> [WORK TO COMPLETE]: Which lines run from the first one up to and including the one with "const line4Y = [0, 0.131];"? Print exactly those.

> [MATERIAL PROVIDED]:
↓

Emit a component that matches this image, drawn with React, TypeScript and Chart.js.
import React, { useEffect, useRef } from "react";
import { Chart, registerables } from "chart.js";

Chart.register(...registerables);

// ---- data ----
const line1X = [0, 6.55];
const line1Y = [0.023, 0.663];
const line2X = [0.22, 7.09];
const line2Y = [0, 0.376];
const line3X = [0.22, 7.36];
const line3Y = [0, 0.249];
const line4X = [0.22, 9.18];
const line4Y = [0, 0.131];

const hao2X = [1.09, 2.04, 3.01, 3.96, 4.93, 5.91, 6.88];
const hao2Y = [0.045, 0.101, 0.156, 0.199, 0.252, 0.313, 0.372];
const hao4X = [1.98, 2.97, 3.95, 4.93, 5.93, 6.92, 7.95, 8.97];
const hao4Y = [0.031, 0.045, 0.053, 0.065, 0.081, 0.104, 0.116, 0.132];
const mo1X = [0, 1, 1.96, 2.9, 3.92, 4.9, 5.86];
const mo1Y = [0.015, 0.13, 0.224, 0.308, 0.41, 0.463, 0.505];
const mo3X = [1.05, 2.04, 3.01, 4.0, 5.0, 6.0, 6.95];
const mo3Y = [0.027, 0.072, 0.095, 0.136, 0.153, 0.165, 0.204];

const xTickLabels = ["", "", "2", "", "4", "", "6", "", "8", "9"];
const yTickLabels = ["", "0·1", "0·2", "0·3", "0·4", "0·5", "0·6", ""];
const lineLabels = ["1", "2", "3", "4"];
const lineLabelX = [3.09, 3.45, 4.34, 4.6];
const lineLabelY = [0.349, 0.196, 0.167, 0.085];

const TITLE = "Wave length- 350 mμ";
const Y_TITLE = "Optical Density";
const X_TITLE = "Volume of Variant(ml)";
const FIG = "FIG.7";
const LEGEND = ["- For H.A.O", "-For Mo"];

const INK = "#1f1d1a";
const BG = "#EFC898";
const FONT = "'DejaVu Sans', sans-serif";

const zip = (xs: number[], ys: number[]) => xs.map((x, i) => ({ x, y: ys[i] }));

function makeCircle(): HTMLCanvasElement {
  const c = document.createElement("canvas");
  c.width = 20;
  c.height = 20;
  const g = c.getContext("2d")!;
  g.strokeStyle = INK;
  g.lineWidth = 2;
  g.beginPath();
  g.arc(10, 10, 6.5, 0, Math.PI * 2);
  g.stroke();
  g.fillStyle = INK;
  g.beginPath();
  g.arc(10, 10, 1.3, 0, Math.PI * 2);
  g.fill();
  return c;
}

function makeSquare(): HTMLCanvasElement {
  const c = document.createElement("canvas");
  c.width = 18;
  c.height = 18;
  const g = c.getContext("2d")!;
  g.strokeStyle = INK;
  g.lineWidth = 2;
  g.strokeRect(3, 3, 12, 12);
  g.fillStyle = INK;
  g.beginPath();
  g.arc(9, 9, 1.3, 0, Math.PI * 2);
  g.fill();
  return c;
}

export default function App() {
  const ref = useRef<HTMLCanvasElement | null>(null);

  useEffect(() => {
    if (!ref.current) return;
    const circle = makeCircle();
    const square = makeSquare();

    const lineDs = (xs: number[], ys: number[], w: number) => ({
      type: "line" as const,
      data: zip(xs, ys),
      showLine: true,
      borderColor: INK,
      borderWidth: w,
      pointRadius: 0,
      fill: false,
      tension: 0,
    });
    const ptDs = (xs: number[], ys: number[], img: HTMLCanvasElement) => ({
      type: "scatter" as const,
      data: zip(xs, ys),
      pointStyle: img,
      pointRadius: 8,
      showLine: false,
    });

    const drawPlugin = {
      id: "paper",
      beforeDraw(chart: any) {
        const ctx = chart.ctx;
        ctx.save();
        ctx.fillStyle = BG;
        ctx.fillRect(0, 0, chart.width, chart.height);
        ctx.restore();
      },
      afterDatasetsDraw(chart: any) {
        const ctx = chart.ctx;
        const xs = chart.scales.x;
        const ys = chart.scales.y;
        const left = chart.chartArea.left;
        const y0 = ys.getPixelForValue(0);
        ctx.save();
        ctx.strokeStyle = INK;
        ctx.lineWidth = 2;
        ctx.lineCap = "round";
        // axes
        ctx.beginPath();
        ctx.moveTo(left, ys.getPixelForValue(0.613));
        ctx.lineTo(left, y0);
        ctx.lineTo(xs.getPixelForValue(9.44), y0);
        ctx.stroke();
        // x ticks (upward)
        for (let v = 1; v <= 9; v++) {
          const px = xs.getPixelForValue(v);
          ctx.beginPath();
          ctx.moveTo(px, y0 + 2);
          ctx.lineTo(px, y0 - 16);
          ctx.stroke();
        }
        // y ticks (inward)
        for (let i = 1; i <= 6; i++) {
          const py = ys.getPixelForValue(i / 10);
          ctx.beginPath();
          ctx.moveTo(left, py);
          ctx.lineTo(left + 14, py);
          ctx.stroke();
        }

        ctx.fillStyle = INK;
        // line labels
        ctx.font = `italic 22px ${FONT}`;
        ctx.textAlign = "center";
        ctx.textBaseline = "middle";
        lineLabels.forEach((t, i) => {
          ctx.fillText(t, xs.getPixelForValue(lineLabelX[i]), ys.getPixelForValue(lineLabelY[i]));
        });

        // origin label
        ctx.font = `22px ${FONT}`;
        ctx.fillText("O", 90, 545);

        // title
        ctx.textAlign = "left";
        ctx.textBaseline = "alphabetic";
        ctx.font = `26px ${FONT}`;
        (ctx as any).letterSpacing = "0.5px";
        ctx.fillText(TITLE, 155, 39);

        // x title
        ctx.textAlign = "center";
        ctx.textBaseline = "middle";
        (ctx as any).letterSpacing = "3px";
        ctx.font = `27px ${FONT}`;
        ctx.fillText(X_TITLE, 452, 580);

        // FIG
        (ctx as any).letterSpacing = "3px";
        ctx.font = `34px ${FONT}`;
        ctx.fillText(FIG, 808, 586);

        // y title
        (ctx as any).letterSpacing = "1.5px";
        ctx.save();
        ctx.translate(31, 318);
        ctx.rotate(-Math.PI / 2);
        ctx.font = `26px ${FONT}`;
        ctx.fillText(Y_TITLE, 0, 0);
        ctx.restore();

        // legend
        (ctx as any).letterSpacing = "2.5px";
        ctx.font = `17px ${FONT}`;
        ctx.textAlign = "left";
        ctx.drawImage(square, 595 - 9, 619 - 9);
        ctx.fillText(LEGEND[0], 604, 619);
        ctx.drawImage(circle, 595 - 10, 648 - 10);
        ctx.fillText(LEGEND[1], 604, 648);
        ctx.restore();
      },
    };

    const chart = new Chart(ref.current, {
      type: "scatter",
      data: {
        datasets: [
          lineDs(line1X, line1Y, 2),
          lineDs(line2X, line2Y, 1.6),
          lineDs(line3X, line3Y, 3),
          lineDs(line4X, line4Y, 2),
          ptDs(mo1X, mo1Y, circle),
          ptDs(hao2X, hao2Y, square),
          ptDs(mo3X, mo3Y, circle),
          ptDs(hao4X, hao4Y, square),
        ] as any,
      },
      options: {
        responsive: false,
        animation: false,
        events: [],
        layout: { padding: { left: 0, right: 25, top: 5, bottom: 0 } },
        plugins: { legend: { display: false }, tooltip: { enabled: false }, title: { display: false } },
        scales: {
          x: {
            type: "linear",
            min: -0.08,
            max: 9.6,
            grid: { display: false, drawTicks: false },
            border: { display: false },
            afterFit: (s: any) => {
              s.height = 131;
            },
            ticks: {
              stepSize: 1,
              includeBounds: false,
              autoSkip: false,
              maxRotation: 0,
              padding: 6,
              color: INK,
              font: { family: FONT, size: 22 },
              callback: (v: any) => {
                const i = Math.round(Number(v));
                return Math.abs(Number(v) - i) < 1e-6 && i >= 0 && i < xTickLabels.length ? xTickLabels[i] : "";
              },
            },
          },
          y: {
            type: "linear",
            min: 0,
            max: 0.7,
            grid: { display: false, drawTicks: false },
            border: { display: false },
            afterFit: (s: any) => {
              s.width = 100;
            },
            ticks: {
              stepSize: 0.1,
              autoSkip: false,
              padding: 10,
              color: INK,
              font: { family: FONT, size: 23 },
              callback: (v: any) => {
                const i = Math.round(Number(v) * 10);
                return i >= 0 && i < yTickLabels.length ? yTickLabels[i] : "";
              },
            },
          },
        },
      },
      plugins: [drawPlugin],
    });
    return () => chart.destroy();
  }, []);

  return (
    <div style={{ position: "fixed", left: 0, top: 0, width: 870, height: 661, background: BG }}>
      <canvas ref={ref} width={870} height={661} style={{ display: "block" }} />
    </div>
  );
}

↑

> [REPLY]:
Emit a component that matches this image, drawn with React, TypeScript and Chart.js.
import React, { useEffect, useRef } from "react";
import { Chart, registerables } from "chart.js";

Chart.register(...registerables);

// ---- data ----
const line1X = [0, 6.55];
const line1Y = [0.023, 0.663];
const line2X = [0.22, 7.09];
const line2Y = [0, 0.376];
const line3X = [0.22, 7.36];
const line3Y = [0, 0.249];
const line4X = [0.22, 9.18];
const line4Y = [0, 0.131];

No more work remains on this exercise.